Peake’s website, meanwhile, consists of nothing but a fuchsia-tinted close-up of two hands clutching an erect penis. There’s something both playful and pointed about this use of explicit imagery as it references the seedy underside of the Internet while parodying the stereotypical pretensions of the male artist. ‘I don’t really enjoy websites as a format for experiencing art,’ he explains, ‘but since there was that space available, I wanted to make use of it and decided to create something that matched the average amount of time I spend on any given page.’ Unlike the more typical artist’s website, which endlessly archives art works and exhibitions in the same way as any commercial gallery, this image was made specifically for this purpose and the site has remained untouched (pun intended) since 2006.

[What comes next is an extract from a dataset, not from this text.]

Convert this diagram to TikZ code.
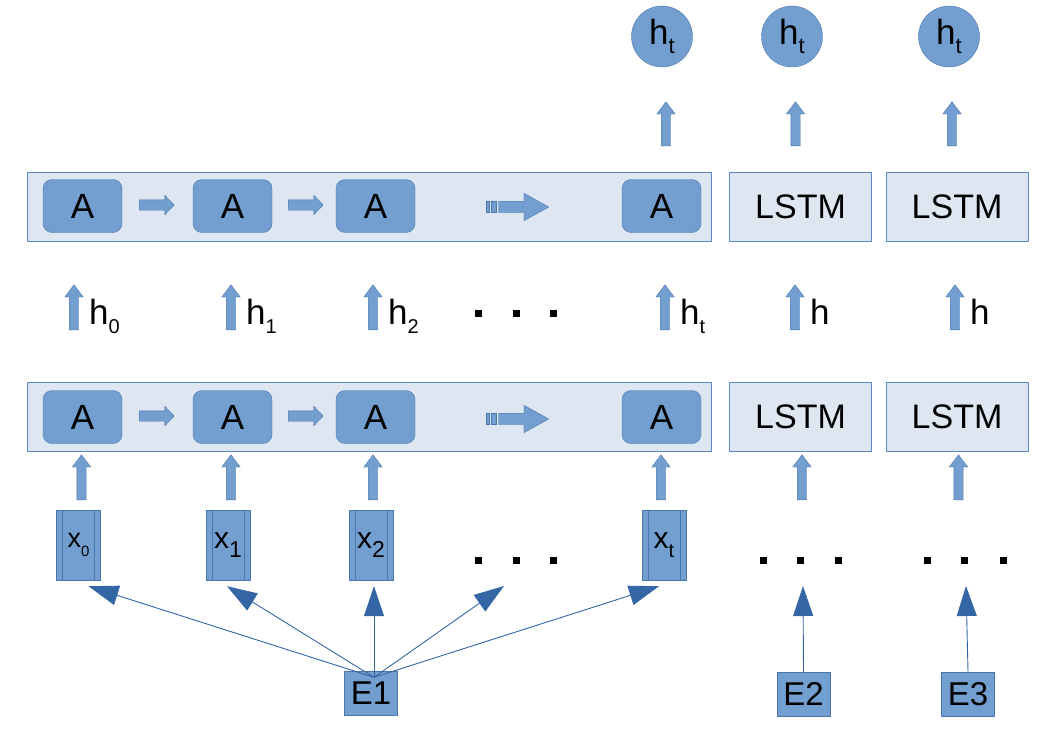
\documentclass[tikz,border=0pt]{standalone}
\usepackage{fontspec}
\setmainfont{Liberation Sans}
\usetikzlibrary{shapes.arrows,arrows.meta}
\definecolor{cellfill}{HTML}{729FCF}
\definecolor{celledge}{HTML}{4A76AE}
\definecolor{panelfill}{HTML}{DEE7F1}
\definecolor{paneledge}{HTML}{5B88C0}
\definecolor{tipblue}{HTML}{3465A4}
\newcommand{\fz}[1]{\fontsize{#1}{#1}\selectfont}
\newcommand{\lowsub}[2][20]{\raisebox{-9pt}{\fz{#1}#2}}

\begin{document}
\begin{tikzpicture}[x=1pt,y=-1pt,
    panel/.style={draw=paneledge,fill=panelfill,line width=0.9pt,minimum width=#1,minimum height=69pt,inner sep=0pt,font=\fz{34}},
    panel/.default=142pt,
    cell/.style={draw=celledge,fill=cellfill,rounded corners=9pt,minimum width=79pt,minimum height=53pt,inner sep=0pt,font=\fz{35}},
    hout/.style={circle,draw=celledge,fill=cellfill,minimum size=61pt,inner sep=0pt,font=\fz{35}},
    xin/.style={draw=celledge,fill=cellfill,minimum width=44pt,minimum height=70pt,inner sep=0pt,font=\fz{30},
      path picture={
        \draw[celledge] ([xshift=6pt]path picture bounding box.north west) -- ([xshift=6pt]path picture bounding box.south west);
        \draw[celledge] ([xshift=-6pt]path picture bounding box.north east) -- ([xshift=-6pt]path picture bounding box.south east);
      }},
    emb/.style={draw=celledge,fill=cellfill,minimum width=53pt,minimum height=44pt,inner sep=0pt,font=\fz{33}},
    upblk/.style={single arrow,draw=celledge,fill=cellfill,rotate=90,anchor=tail,inner xsep=0pt,inner ysep=4.5pt,
      text height=0pt,text depth=0pt,single arrow head extend=4.5pt,single arrow tip angle=74,minimum height=#1},
    rightblk/.style={single arrow,draw=celledge,fill=cellfill,anchor=tail,inner xsep=0pt,inner ysep=5pt,
      text height=0pt,text depth=0pt,single arrow head extend=4.5pt,single arrow tip angle=92,minimum height=#1},
    bigblk/.style={single arrow,draw=celledge,fill=cellfill,anchor=tail,inner xsep=0pt,inner ysep=5.5pt,
      text height=0pt,text depth=0pt,single arrow head extend=8pt,single arrow tip angle=58,minimum height=#1},
    stripe/.style={draw=celledge,fill=cellfill,line width=0.5pt},
    lbl/.style={inner sep=0pt,font=\fz{35}},
    dot/.style={fill=black,minimum size=7pt,inner sep=0pt},
    feed/.style={draw=tipblue,line width=0.9pt,-{Triangle[length=30pt,width=20pt]}}]
  \useasboundingbox (0,0) rectangle (1056,728);

  % outputs
  \foreach \x [count=\i] in {662,792,949}
    \node[hout] (o\i) at (\x,36.5) {h\lowsub[22]{t}};
  \foreach \x [count=\i] in {666,795.5,952}
    \node[upblk=44pt] (ou\i) at (\x,146) {};

  % upper layer
  \node[panel=684pt] (top) at (369,206.5) {};
  \node[panel] (tl1) at (800.5,206.5) {LSTM};
  \node[panel] (tl2) at (957,206.5) {LSTM};
  \foreach \x [count=\i] in {82.5,232.5,375.5,661.5}
    \node[cell] (ta\i) at (\x,206) {A};
  \node[rightblk=35pt] (tr1) at (139,205) {};
  \node[rightblk=35pt] (tr2) at (288,205) {};
  \draw[stripe] (486.7,201.5) rectangle (489.3,212.5);
  \draw[stripe] (491.7,201.5) rectangle (496.7,212.5);
  \node[bigblk=50pt] (tr3) at (498.5,207) {};

  % hidden states
  \foreach \x/\lab [count=\i] in {74/{h\lowsub{0}},231/{h\lowsub{1}},373/{h\lowsub{2}},665/{h\lowsub{t}},795/h,955/h}{
    \node[upblk=45pt] (hu\i) at (\x,330) {};
    \node[lbl,anchor=base west] (hl\i) at (\x+15,324) {\lab};
  }
  \foreach \x in {478,516,553}
    \node[dot] (md\x) at (\x,313) {};

  % lower layer
  \node[panel=684pt] (bot) at (369,416.5) {};
  \node[panel] (bl1) at (800.5,416.5) {LSTM};
  \node[panel] (bl2) at (957,416.5) {LSTM};
  \foreach \x [count=\i] in {82.5,232.5,375.5,661.5}
    \node[cell] (ba\i) at (\x,417) {A};
  \node[rightblk=35pt] (br1) at (139,416) {};
  \node[rightblk=35pt] (br2) at (288,416) {};
  \draw[stripe] (486.7,413.5) rectangle (489.3,424.5);
  \draw[stripe] (491.7,413.5) rectangle (496.7,424.5);
  \node[bigblk=50pt] (br3) at (498.5,419) {};
  \foreach \x [count=\i] in {81.5,231,373,661,802,958.5}
    \node[upblk=45pt] (bu\i) at (\x,500) {};

  % inputs
  \node[xin,font=\fz{27}] (x1) at (78.5,545) {x\lowsub[15]{0}};
  \node[xin] (x2) at (228,545) {x\lowsub[23]{1}};
  \node[xin] (x3) at (371,545) {x\lowsub[23]{2}};
  \node[xin] (x4) at (664,545) {x\lowsub[20]{t}};
  \foreach \x in {478,516,553,763,800,838,927,964,1003}
    \node[dot] (bd\x) at (\x,560) {};

  % embeddings
  \node[emb] (E1) at (371,693.5) {E1};
  \node[emb] (E2) at (803.5,694) {E2};
  \node[emb] (E3) at (968,694) {E3};
  \coordinate (dotstip) at (504,586);
  \coordinate (e2tip) at (803,586);
  \coordinate (e3tip) at (966,586);

  \foreach \n/\s in {x1/10,x2/-1,x3/3,x4/-5}
    \draw[feed] ([xshift=3pt,yshift=-6pt]E1.north) -- ([xshift=\s pt,yshift=-6pt]\n.south);
  \draw[feed] ([xshift=3pt,yshift=-6pt]E1.north) -- (dotstip);
  \draw[feed] (E2.north) -- (e2tip);
  \draw[feed] (E3.north) -- (e3tip);
\end{tikzpicture}
\end{document}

This combination of expedience and care characterizes much of Peake’s practice: he inhabits many roles – painter, sculptor, performer, choreographer and curator – but is careful to define himself ‘as an artist rather than in relation to any particular medium’. After graduating from London’s Slade School of Fine Art in 2006, he began working collaboratively – ‘as a fairly pragmatic gesture’ – exhibiting with London-based artists including Paul Simon Richards and Jason Dungan. Since then, Peake has worked with collectives and artist-run organizations including Lucky pdf and Auto Italia South East, although he says that, ‘at a certain point, I had to draw a line under it because I didn’t like losing myself’.
Despite the omnipresence of ‘Eddie’ (he has ‘Peake’ embroidered onto the back of his denim jacket), there is little arrogance to his work. Peake’s recent exhibition at Cell Project Space, London, for example, featured vhs footage from his family archive, but only as a teasing addition to his narcissistic persona. Threading through this diverse practice is an understanding of identity as a joyful masquerade, in which his costume of choice literally lays bare societal attitudes to sex. As his sister, the poet Clover Peake, wrote in the press release for his solo exhibition at Southard Reid: ‘We laugh because it’s funny – all the stomping and beating of the chest – but what else can we do?’
In March, Eddie Peake had a solo show at Cell Project Space and was included in group shows at Jonathan Viner and Sadie Coles hq, all in London. ‘Ruby’, an exhibition he curated at Gallery Vela, London, uk, runs from 27 April – 26 May. Upcoming projects include new performance commissions for Oil Tanks, Tate Modern, and the Chisenhale Gallery, London, as well as a solo show at Galleria Lorcan O’Neill, Rome, Italy (all in July). Peake will be included in a group show at David Roberts Art Foundation in September and has a two-person show with Prem Sahib at Southard Reid, London, in October.